» REQUIRED TASK
Within the entries below, please return exactly the lines from the one with "Give me the Plotly source for this chart." through the one with "35, 140, 0.38]", leaving out any pictures.

» Figure scripts
========
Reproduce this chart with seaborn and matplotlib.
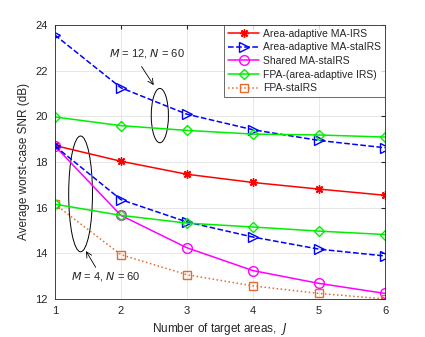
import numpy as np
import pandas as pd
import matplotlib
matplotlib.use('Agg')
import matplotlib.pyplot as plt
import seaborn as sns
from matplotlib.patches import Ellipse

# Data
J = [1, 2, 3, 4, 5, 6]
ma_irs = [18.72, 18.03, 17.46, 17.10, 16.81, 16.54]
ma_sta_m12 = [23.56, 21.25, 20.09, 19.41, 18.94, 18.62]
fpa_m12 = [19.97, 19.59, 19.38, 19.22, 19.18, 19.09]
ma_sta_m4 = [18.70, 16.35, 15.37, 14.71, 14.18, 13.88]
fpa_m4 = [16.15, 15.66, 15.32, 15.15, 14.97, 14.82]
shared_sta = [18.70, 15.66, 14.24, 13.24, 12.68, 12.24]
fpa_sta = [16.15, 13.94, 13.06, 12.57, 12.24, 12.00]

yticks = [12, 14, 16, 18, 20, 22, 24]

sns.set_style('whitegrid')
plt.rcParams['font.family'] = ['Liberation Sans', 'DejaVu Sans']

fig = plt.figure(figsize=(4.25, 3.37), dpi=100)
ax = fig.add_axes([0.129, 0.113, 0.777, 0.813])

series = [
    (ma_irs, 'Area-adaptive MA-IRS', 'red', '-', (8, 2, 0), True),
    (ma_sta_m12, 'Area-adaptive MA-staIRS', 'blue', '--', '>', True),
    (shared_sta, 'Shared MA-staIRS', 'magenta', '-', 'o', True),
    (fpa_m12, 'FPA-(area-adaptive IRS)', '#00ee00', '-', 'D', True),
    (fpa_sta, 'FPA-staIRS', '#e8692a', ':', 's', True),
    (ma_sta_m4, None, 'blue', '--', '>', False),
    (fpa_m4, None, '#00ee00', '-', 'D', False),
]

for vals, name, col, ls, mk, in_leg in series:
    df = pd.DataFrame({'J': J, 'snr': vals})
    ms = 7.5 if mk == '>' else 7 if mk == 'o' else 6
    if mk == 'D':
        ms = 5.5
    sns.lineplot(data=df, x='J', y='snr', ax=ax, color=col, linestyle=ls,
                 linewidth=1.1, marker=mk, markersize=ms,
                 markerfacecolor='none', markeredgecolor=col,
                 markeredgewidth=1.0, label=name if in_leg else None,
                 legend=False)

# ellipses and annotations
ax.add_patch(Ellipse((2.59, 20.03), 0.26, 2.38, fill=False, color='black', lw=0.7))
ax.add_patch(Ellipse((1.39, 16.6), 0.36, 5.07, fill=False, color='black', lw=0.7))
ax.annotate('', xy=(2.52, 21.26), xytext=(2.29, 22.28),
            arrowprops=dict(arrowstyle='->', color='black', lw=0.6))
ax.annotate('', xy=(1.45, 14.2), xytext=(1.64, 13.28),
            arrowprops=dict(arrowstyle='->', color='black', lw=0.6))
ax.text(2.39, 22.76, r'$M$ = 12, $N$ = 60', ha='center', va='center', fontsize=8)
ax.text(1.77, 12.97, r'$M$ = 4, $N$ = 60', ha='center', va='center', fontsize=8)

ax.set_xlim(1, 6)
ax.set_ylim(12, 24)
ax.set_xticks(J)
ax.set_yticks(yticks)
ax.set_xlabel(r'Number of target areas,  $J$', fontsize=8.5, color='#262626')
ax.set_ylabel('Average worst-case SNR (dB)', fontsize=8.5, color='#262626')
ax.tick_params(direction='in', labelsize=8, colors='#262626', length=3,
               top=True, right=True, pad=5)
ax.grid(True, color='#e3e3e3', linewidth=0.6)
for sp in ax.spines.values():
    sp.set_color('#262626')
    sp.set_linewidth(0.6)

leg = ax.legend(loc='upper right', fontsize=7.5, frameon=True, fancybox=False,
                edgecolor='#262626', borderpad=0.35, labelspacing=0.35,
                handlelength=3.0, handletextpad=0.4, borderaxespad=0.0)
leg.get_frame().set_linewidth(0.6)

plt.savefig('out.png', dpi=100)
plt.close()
========
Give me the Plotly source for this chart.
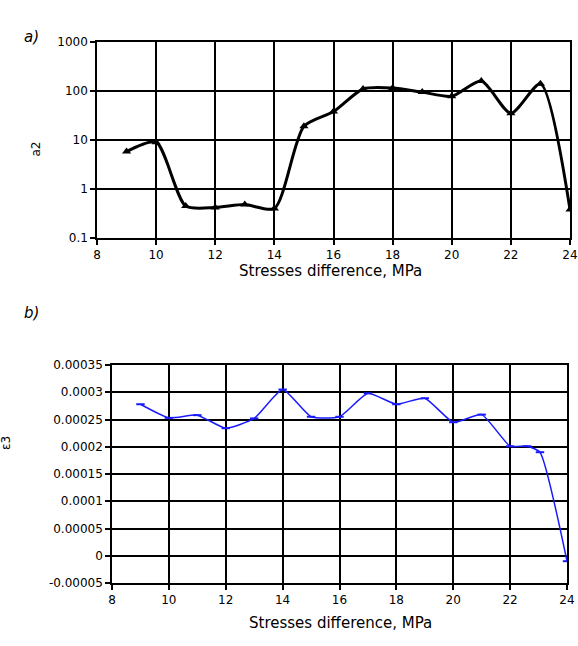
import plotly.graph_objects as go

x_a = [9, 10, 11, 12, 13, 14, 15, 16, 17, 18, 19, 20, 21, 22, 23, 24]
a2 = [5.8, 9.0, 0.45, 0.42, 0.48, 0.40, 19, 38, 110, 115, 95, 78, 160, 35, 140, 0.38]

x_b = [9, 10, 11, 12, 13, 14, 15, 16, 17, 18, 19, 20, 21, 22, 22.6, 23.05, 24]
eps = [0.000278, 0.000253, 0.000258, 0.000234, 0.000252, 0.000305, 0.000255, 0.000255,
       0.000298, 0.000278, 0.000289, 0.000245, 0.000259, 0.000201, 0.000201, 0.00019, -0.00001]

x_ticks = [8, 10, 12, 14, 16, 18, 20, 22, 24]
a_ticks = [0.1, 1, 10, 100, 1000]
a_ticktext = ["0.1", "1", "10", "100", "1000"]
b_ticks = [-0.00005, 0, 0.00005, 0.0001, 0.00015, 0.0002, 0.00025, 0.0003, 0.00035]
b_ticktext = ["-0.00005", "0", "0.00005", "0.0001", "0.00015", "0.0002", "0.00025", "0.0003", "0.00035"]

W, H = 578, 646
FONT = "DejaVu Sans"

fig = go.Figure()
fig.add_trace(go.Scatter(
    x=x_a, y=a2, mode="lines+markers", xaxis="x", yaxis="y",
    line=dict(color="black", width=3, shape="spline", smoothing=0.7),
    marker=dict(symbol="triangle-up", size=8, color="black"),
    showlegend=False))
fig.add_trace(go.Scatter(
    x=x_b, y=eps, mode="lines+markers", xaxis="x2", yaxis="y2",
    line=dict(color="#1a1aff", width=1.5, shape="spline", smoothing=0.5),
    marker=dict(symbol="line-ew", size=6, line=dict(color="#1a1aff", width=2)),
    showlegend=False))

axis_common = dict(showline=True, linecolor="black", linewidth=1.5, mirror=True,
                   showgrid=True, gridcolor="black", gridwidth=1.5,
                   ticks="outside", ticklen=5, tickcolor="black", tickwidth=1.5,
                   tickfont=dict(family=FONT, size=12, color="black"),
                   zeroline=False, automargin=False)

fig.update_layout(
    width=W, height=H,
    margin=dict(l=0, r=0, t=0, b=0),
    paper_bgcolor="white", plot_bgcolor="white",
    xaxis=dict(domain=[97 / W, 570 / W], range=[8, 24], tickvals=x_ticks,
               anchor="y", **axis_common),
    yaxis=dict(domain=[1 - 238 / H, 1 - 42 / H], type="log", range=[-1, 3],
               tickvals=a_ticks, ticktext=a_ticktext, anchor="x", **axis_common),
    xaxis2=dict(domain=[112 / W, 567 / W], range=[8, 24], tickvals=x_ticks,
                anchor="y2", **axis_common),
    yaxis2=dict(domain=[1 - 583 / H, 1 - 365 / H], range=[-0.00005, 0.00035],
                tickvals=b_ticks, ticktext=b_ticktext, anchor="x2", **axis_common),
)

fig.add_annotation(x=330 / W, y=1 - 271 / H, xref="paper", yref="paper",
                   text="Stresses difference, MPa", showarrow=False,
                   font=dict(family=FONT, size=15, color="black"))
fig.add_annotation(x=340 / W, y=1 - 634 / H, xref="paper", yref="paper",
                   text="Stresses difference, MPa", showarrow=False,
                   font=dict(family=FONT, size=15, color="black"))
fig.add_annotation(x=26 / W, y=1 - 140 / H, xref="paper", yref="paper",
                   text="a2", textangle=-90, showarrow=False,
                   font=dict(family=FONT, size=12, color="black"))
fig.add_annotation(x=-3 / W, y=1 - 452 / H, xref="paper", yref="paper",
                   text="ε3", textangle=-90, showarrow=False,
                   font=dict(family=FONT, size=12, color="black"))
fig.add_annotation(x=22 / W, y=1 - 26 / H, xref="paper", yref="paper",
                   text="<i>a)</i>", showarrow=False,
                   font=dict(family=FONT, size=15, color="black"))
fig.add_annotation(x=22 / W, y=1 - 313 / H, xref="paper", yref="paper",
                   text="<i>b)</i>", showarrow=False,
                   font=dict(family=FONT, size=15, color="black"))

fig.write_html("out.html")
========
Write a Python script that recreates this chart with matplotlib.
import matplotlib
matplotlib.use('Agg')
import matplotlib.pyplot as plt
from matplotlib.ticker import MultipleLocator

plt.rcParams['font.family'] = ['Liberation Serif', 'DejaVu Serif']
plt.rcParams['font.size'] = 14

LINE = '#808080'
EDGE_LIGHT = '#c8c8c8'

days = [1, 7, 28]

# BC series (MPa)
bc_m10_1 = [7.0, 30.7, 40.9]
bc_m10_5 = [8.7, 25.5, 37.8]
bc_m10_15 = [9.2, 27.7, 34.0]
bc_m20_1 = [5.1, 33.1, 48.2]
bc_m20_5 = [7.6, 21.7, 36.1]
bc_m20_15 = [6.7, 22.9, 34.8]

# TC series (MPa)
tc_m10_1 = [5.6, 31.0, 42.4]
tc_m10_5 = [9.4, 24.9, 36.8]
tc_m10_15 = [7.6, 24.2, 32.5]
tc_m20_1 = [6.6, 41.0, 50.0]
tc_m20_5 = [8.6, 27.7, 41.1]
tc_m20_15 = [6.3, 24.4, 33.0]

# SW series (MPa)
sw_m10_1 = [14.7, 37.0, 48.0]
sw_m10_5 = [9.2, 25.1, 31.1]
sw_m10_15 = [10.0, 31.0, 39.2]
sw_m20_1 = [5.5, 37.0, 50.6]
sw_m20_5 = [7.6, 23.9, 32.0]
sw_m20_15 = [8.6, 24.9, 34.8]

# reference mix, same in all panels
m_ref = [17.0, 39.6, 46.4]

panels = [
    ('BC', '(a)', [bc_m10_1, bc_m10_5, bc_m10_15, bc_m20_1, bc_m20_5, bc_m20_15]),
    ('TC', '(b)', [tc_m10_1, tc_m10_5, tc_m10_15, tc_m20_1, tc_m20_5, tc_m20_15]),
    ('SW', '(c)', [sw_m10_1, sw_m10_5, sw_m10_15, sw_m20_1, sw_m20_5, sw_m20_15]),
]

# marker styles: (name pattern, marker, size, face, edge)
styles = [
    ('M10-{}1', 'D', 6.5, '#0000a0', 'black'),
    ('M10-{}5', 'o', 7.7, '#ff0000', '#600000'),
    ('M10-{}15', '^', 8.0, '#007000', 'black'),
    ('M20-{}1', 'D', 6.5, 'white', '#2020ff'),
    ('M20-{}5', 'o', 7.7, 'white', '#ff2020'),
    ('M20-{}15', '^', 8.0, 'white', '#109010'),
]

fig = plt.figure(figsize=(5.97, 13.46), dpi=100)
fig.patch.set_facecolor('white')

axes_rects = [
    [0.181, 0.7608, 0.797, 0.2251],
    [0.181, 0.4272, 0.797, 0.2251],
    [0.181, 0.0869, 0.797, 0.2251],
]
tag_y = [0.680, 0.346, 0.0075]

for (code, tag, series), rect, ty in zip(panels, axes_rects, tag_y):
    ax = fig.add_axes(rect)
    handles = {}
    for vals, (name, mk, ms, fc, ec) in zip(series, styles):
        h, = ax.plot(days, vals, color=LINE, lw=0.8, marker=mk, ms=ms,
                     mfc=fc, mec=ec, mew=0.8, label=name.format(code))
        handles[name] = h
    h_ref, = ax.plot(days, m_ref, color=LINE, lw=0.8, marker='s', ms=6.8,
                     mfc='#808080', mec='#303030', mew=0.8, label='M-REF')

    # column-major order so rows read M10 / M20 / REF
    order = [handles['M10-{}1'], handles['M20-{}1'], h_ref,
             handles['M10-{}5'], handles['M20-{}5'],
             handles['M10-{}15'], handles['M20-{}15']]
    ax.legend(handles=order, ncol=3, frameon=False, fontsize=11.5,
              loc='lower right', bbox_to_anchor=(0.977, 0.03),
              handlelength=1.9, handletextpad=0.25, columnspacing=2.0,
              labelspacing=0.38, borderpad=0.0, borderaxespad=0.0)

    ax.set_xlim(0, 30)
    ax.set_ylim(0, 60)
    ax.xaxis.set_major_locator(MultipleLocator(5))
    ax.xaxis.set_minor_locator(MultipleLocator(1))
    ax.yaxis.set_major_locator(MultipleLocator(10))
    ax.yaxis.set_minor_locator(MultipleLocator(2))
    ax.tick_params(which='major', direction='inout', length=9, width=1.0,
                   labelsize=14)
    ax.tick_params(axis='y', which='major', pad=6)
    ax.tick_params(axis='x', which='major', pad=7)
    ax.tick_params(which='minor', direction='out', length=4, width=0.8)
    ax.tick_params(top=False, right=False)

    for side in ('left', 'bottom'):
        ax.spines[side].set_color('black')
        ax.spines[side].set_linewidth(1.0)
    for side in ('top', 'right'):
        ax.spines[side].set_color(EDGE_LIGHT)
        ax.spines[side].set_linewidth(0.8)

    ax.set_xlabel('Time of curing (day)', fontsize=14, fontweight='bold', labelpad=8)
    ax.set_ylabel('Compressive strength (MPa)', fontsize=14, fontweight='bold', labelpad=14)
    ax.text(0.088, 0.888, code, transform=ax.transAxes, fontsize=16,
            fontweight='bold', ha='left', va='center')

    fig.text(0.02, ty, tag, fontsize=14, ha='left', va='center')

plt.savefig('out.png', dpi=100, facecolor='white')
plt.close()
========
» SOLUTION TO THIS PROBLEM
Give me the Plotly source for this chart.
import plotly.graph_objects as go

x_a = [9, 10, 11, 12, 13, 14, 15, 16, 17, 18, 19, 20, 21, 22, 23, 24]
a2 = [5.8, 9.0, 0.45, 0.42, 0.48, 0.40, 19, 38, 110, 115, 95, 78, 160, 35, 140, 0.38]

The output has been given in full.